Namun, tanpa ancaman yang nyata, kebijakan dan kelembagaan riset dan pengembangan akan berujung pada salah kelola dan misalokasi sumberdaya.

Sebetulnya, ancaman eksternal akibat pandemi COVID-19 dapat menjadi dorongan yang cukup kuat karena adanya kelangkaan obat-obatan, vaksin, dan peralatan kesehatan yang sangat bergantung pada produk impor.

Masalahnya, apakah kita bisa mengkapitalisasi pandemi ini menjadi ketidakamanan kreatif? Apakah ketika pandemi ini berlalu, intensitas ketidakamanan kreatif tersebut menurun dan bahkan melemah?

Dalam jangka menengah, defisit neraca pembayaran karena ketergantungan Indonesia yang tinggi terhadap impor barang (obat-obatan, vaksin, biosimilar, energi, alat transportasi dan alusista) dan impor jasa (pendidikan tinggi, kesehatan, keuangan dan logistik) dapat ditransformasikan menjadi ancaman eksternal dan ketidakamanan kreatif untuk mendapatkan dukungan politik.

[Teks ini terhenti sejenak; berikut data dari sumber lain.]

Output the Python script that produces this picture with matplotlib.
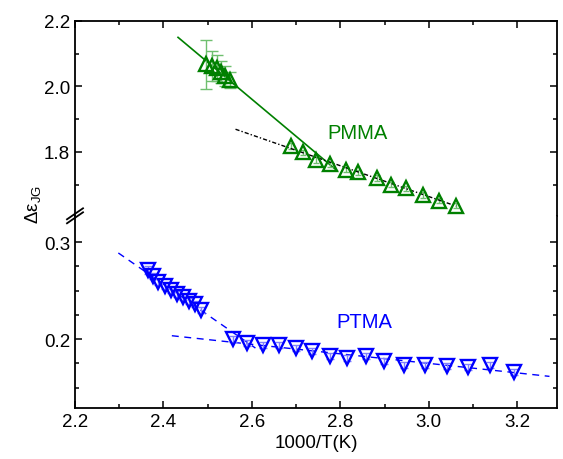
import matplotlib
matplotlib.use("Agg")
import matplotlib.pyplot as plt
from matplotlib.ticker import MultipleLocator, FixedLocator, FormatStrFormatter
from matplotlib.lines import Line2D

plt.rcParams['font.family'] = ['Liberation Sans', 'DejaVu Sans']
plt.rcParams['mathtext.fontset'] = 'custom'
plt.rcParams['mathtext.rm'] = 'Liberation Sans'
plt.rcParams['mathtext.it'] = 'Liberation Sans:italic'

# ---- data ----
pmma_hi_x = [2.496, 2.510, 2.521, 2.530, 2.540, 2.551]
pmma_hi_y = [2.068, 2.063, 2.055, 2.044, 2.032, 2.020]
pmma_hi_err = [0.075, 0.045, 0.040, 0.035, 0.030, 0.025]

pmma_lo_x = [2.689, 2.716, 2.744, 2.776, 2.812, 2.841, 2.882, 2.914, 2.948, 2.986, 3.024, 3.061]
pmma_lo_y = [1.818, 1.798, 1.775, 1.762, 1.745, 1.737, 1.720, 1.699, 1.688, 1.668, 1.650, 1.635]
pmma_lo_err = [0.008] * 12

ptma_hi_x = [2.366, 2.377, 2.388, 2.404, 2.418, 2.431, 2.445, 2.458, 2.472, 2.486]
ptma_hi_y = [0.2711, 0.2649, 0.2588, 0.2546, 0.2505, 0.2464, 0.2433, 0.2392, 0.2361, 0.2299]
ptma_hi_err = [0.004, 0.003, 0.003, 0.003, 0.003, 0.003, 0.003, 0.003, 0.003, 0.003]

ptma_lo_x = [2.557, 2.590, 2.625, 2.661, 2.699, 2.737, 2.776, 2.816, 2.857, 2.899,
             2.944, 2.991, 3.041, 3.088, 3.139, 3.192]
ptma_lo_y = [0.2000, 0.1956, 0.1938, 0.1938, 0.1904, 0.1879, 0.1822, 0.1801, 0.1828, 0.1776,
             0.1735, 0.1735, 0.1725, 0.1708, 0.1732, 0.1663]
ptma_lo_err = [0.003] * 16

# fit lines (endpoints)
pmma_fit_hi_x = [2.433, 2.793]
pmma_fit_hi_y = [2.150, 1.742]
pmma_fit_lo_x = [2.563, 3.062]
pmma_fit_lo_y = [1.869, 1.634]
ptma_fit_hi_x = [2.298, 2.608]
ptma_fit_hi_y = [0.2887, 0.1907]
ptma_fit_lo_x = [2.419, 3.273]
ptma_fit_lo_y = [0.2034, 0.1615]

xticks = [2.2, 2.4, 2.6, 2.8, 3.0, 3.2]
top_yticks = [1.8, 2.0, 2.2]
bot_yticks = [0.2, 0.3]

GREEN = '#008000'
LGREEN = '#6fbf6f'
BLUE = '#0000ff'
LBLUE = '#7f7fff'

W, H = 563, 460
fig = plt.figure(figsize=(W / 100, H / 100), dpi=100)

L, R = 75, 557
T, B, BRK = 22, 409, 217
ax_t = fig.add_axes([L / W, 1 - BRK / H, (R - L) / W, (BRK - T) / H])
ax_b = fig.add_axes([L / W, 1 - B / H, (R - L) / W, (B - BRK) / H])

for ax in (ax_t, ax_b):
    ax.set_xlim(2.2, 3.29)
    ax.xaxis.set_major_locator(FixedLocator(xticks))
    ax.xaxis.set_minor_locator(MultipleLocator(0.1))
    for s in ax.spines.values():
        s.set_linewidth(1.3)
    ax.tick_params(which='both', direction='in', width=1.1, labelsize=13.5,
                   left=True, right=True, top=True, bottom=True)
    ax.tick_params(which='major', length=5)
    ax.tick_params(which='minor', length=3)

ax_t.set_ylim(1.6037, 2.2)
ax_t.yaxis.set_major_locator(FixedLocator(top_yticks))
ax_t.yaxis.set_minor_locator(FixedLocator([1.7, 1.9, 2.1]))
ax_t.yaxis.set_major_formatter(FormatStrFormatter('%.1f'))
ax_t.spines['bottom'].set_visible(False)
ax_t.tick_params(which='both', bottom=False, labelbottom=False)

ax_b.set_ylim(0.1289, 0.3268)
ax_b.yaxis.set_major_locator(FixedLocator(bot_yticks))
ax_b.yaxis.set_minor_locator(FixedLocator([0.15, 0.175, 0.225, 0.25, 0.275]))
ax_b.yaxis.set_major_formatter(FormatStrFormatter('%.1f'))
ax_b.spines['top'].set_visible(False)
ax_b.tick_params(which='both', top=False)
ax_b.xaxis.set_major_formatter(FormatStrFormatter('%.1f'))

# ---- PMMA ----
ax_t.plot(pmma_fit_hi_x, pmma_fit_hi_y, '-', color=GREEN, lw=1.2, zorder=2)
ax_t.plot(pmma_fit_lo_x, pmma_fit_lo_y, color='black', lw=1.0, dashes=(3, 1.5, 1, 1.5), zorder=4)
ax_t.errorbar(pmma_hi_x, pmma_hi_y, yerr=pmma_hi_err, fmt='none', ecolor=LGREEN,
              elinewidth=1.0, capsize=4, capthick=1.0, zorder=3)
ax_t.plot(pmma_hi_x, pmma_hi_y, '^', ms=10, mfc='none', mec=GREEN, mew=1.7, zorder=5)
ax_t.errorbar(pmma_lo_x, pmma_lo_y, yerr=pmma_lo_err, fmt='none', ecolor=LGREEN,
              elinewidth=1.0, capsize=2.5, capthick=1.0, zorder=3)
ax_t.plot(pmma_lo_x, pmma_lo_y, '^', ms=9.5, mfc='none', mec=GREEN, mew=1.7, zorder=5)
ax_t.text(2.839, 1.860, 'PMMA', color=GREEN, fontsize=14.5, ha='center', va='center')

# ---- PTMA ----
ax_b.plot(ptma_fit_hi_x, ptma_fit_hi_y, color=BLUE, lw=1.0, dashes=(5, 4), zorder=2)
ax_b.plot(ptma_fit_lo_x, ptma_fit_lo_y, color=BLUE, lw=1.0, dashes=(5, 4), zorder=2)
ax_b.errorbar(ptma_hi_x, ptma_hi_y, yerr=ptma_hi_err, fmt='none', ecolor=LBLUE,
              elinewidth=1.0, capsize=3, capthick=1.0, zorder=3)
ax_b.plot(ptma_hi_x, ptma_hi_y, 'v', ms=9.5, mfc='none', mec=BLUE, mew=1.7, zorder=5)
ax_b.errorbar(ptma_lo_x, ptma_lo_y, yerr=ptma_lo_err, fmt='none', ecolor=LBLUE,
              elinewidth=1.0, capsize=3, capthick=1.0, zorder=3)
ax_b.plot(ptma_lo_x, ptma_lo_y, 'v', ms=9.5, mfc='none', mec=BLUE, mew=1.7, zorder=5)
ax_b.text(2.855, 0.2180, 'PTMA', color=BLUE, fontsize=14.5, ha='center', va='center')

ax_b.set_xlabel('1000/T(K)', fontsize=13.5, labelpad=3)

# y label
fig.text(33 / W, 1 - 205 / H, 'Δε$_{\\mathrm{JG}}$', rotation=90, fontsize=13.5,
         ha='center', va='center')

# break marks on left spine
for yc in (BRK - 2.2, BRK + 1.8):
    x0, x1 = L - 8, L + 8
    y0, y1 = yc + 5.5, yc - 5.5
    fig.add_artist(Line2D([x0 / W, x1 / W], [1 - y0 / H, 1 - y1 / H],
                          color='black', lw=1.3, transform=fig.transFigure))

fig.savefig('out.png', dpi=100)
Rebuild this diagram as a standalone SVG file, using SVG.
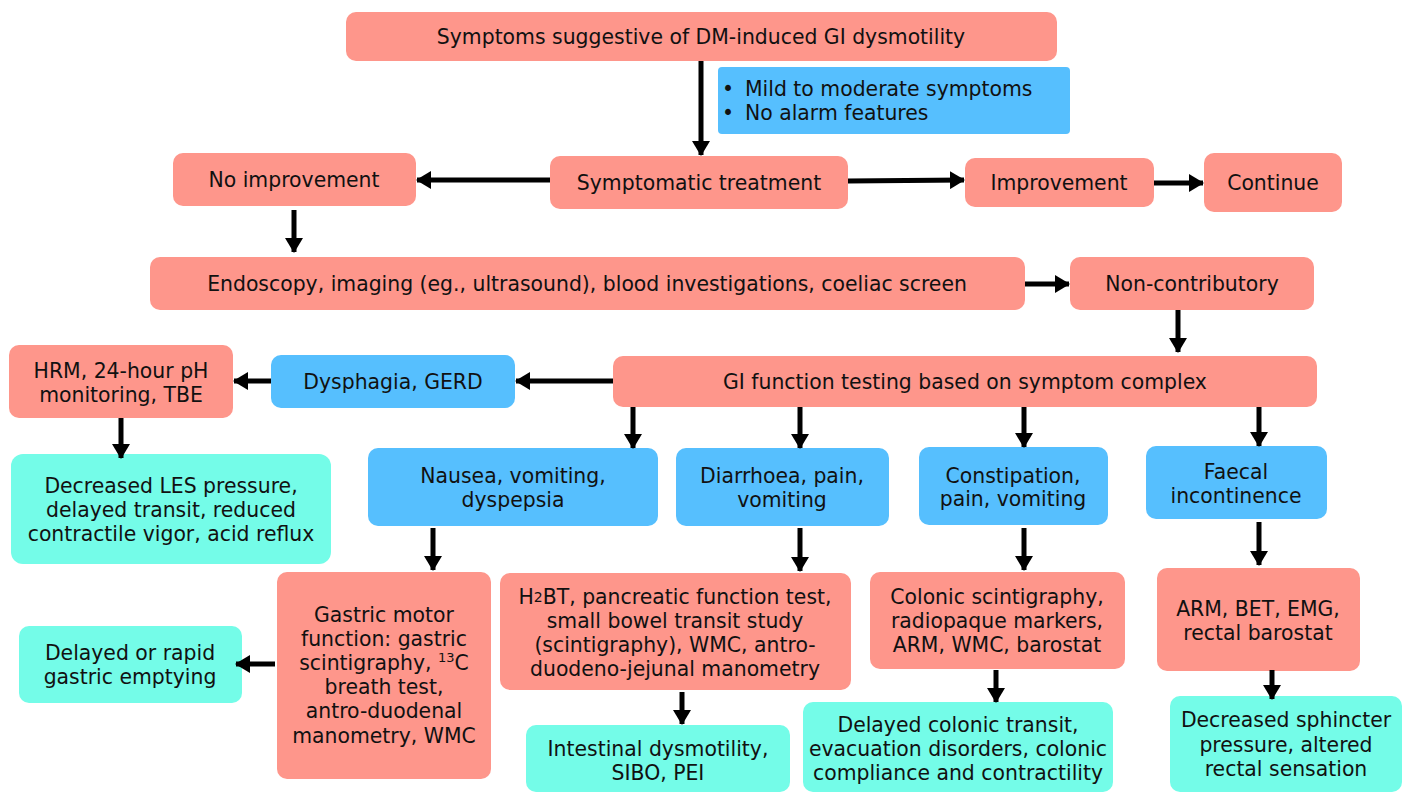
<svg xmlns="http://www.w3.org/2000/svg" width="1402" height="792" viewBox="0 0 1402 792">
<defs>
<marker id="ah" markerUnits="userSpaceOnUse" markerWidth="16" markerHeight="18" refX="14" refY="9" orient="auto">
<path d="M0,0 L15,9 L0,18 Z" fill="#000"/>
</marker>
<style>
.r{fill:#FE968B}
.b{fill:#56BFFE}
.c{fill:#74FCE8}
text{font-family:"DejaVu Sans","Liberation Sans",sans-serif;font-size:20.4px;fill:#111;text-anchor:middle;dominant-baseline:central}
.cn line{stroke:#000;stroke-width:5;marker-end:url(#ah)}
</style>
</defs>
<rect width="1402" height="792" fill="#fff"/>
<g id="n1"><rect class="r" x="346" y="12" width="711" height="49" rx="10"/><text x="701" y="37">Symptoms suggestive of DM-induced GI dysmotility</text></g>
<g id="n2"><rect class="b" x="718" y="67" width="352" height="67" rx="4"/><text x="728" y="89">•</text><text x="745" y="89" style="text-anchor:start">Mild to moderate symptoms</text><text x="728" y="113">•</text><text x="745" y="113" style="text-anchor:start">No alarm features</text></g>
<g id="n3"><rect class="r" x="550" y="156" width="298" height="53" rx="10"/><text x="699" y="183">Symptomatic treatment</text></g>
<g id="n4"><rect class="r" x="173" y="153" width="243" height="53" rx="10"/><text x="294" y="180">No improvement</text></g>
<g id="n5"><rect class="r" x="965" y="158" width="189" height="49" rx="10"/><text x="1059" y="183">Improvement</text></g>
<g id="n6"><rect class="r" x="1204" y="153" width="138" height="59" rx="10"/><text x="1273" y="183">Continue</text></g>
<g id="n7"><rect class="r" x="150" y="257" width="875" height="53" rx="10"/><text x="587" y="284">Endoscopy, imaging (eg., ultrasound), blood investigations, coeliac screen</text></g>
<g id="n8"><rect class="r" x="1070" y="257" width="244" height="53" rx="10"/><text x="1192" y="284">Non-contributory</text></g>
<g id="n9"><rect class="r" x="613" y="356" width="704" height="51" rx="10"/><text x="965" y="382">GI function testing based on symptom complex</text></g>
<g id="n10"><rect class="b" x="271" y="355" width="244" height="53" rx="10"/><text x="393" y="382">Dysphagia, GERD</text></g>
<g id="n11"><rect class="r" x="9" y="345" width="224" height="73" rx="10"/><text x="121" y="371">HRM, 24-hour pH</text><text x="121" y="395">monitoring, TBE</text></g>
<g id="n12"><rect class="c" x="11" y="454" width="320" height="110" rx="12"/><text x="171" y="486">Decreased LES pressure,</text><text x="171" y="510">delayed transit, reduced</text><text x="171" y="534">contractile vigor, acid reflux</text></g>
<g id="n13"><rect class="b" x="368" y="448" width="290" height="78" rx="10"/><text x="513" y="476">Nausea, vomiting,</text><text x="513" y="500">dyspepsia</text></g>
<g id="n14"><rect class="b" x="676" y="448" width="213" height="78" rx="10"/><text x="782" y="476">Diarrhoea, pain,</text><text x="782" y="500">vomiting</text></g>
<g id="n15"><rect class="b" x="919" y="447" width="189" height="78" rx="10"/><text x="1013" y="476">Constipation,</text><text x="1013" y="499">pain, vomiting</text></g>
<g id="n16"><rect class="b" x="1146" y="446" width="181" height="73" rx="10"/><text x="1236" y="472">Faecal</text><text x="1236" y="496">incontinence</text></g>
<g id="n17"><rect class="r" x="277" y="572" width="214" height="207" rx="10"/><text x="384" y="615">Gastric motor</text><text x="384" y="639">function: gastric</text><text x="384" y="663">scintigraphy, <tspan font-size="13" dy="-6">13</tspan><tspan dy="6">C</tspan></text><text x="384" y="687">breath test,</text><text x="384" y="711">antro-duodenal</text><text x="384" y="736">manometry, WMC</text></g>
<g id="n18"><rect class="c" x="19" y="626" width="223" height="77" rx="10"/><text x="130" y="653">Delayed or rapid</text><text x="130" y="677">gastric emptying</text></g>
<g id="n19"><rect class="r" x="500" y="573" width="351" height="117" rx="10"/><text x="675" y="597">H<tspan font-size="14">2</tspan>BT, pancreatic function test,</text><text x="675" y="621">small bowel transit study</text><text x="675" y="645">(scintigraphy), WMC, antro-</text><text x="675" y="669">duodeno-jejunal manometry</text></g>
<g id="n20"><rect class="c" x="526" y="725" width="264" height="67" rx="10"/><text x="658" y="749">Intestinal dysmotility,</text><text x="658" y="773">SIBO, PEI</text></g>
<g id="n21"><rect class="r" x="870" y="572" width="255" height="97" rx="10"/><text x="997" y="597">Colonic scintigraphy,</text><text x="997" y="621">radiopaque markers,</text><text x="997" y="645">ARM, WMC, barostat</text></g>
<g id="n22"><rect class="c" x="803" y="702" width="310" height="90" rx="10"/><text x="958" y="725">Delayed colonic transit,</text><text x="958" y="749">evacuation disorders, colonic</text><text x="958" y="773">compliance and contractility</text></g>
<g id="n23"><rect class="r" x="1157" y="568" width="203" height="103" rx="10"/><text x="1258" y="609">ARM, BET, EMG,</text><text x="1258" y="633">rectal barostat</text></g>
<g id="n24"><rect class="c" x="1170" y="696" width="232" height="96" rx="10"/><text x="1286" y="720">Decreased sphincter</text><text x="1286" y="745">pressure, altered</text><text x="1286" y="769">rectal sensation</text></g>
<g id="connectors" class="cn">
<line x1="701" y1="61" x2="701" y2="155"/>
<line x1="550" y1="180" x2="417" y2="180"/>
<line x1="848" y1="181" x2="964" y2="180"/>
<line x1="1154" y1="183" x2="1203" y2="183"/>
<line x1="294" y1="210" x2="294" y2="252"/>
<line x1="1025" y1="284" x2="1069" y2="284"/>
<line x1="1178" y1="310" x2="1178" y2="352"/>
<line x1="613" y1="381" x2="516" y2="381"/>
<line x1="271" y1="381" x2="234" y2="381"/>
<line x1="121" y1="418" x2="121" y2="458"/>
<line x1="633" y1="407" x2="633" y2="448"/>
<line x1="800" y1="407" x2="800" y2="448"/>
<line x1="1024" y1="407" x2="1024" y2="447"/>
<line x1="1259" y1="407" x2="1259" y2="446"/>
<line x1="433" y1="528" x2="433" y2="570"/>
<line x1="800" y1="528" x2="800" y2="571"/>
<line x1="1024" y1="528" x2="1024" y2="570"/>
<line x1="1259" y1="522" x2="1259" y2="565"/>
<line x1="275" y1="664" x2="236" y2="664"/>
<line x1="682" y1="692" x2="682" y2="724"/>
<line x1="996" y1="670" x2="996" y2="702"/>
<line x1="1272" y1="670" x2="1272" y2="699"/>
</g>
</svg>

Sehingga, pada gilirannya, hal tersebut akan meningkatkan motivasi untuk melakukan inovasi di bidang-bidang tersebut.

Untuk jangka panjang, pemerintah perlu merefleksikan ancaman nyata yang akan dihadapi Indonesia seperti kelangkaan energi, dampak perubahan iklim, lenyapnya bonus demografi, ancaman penyakit, dan pandemi.

Ke arah inilah setidaknya dukungan politik dan kepemimpinan diperlukan untuk meningkatkan inovasi di Indonesia.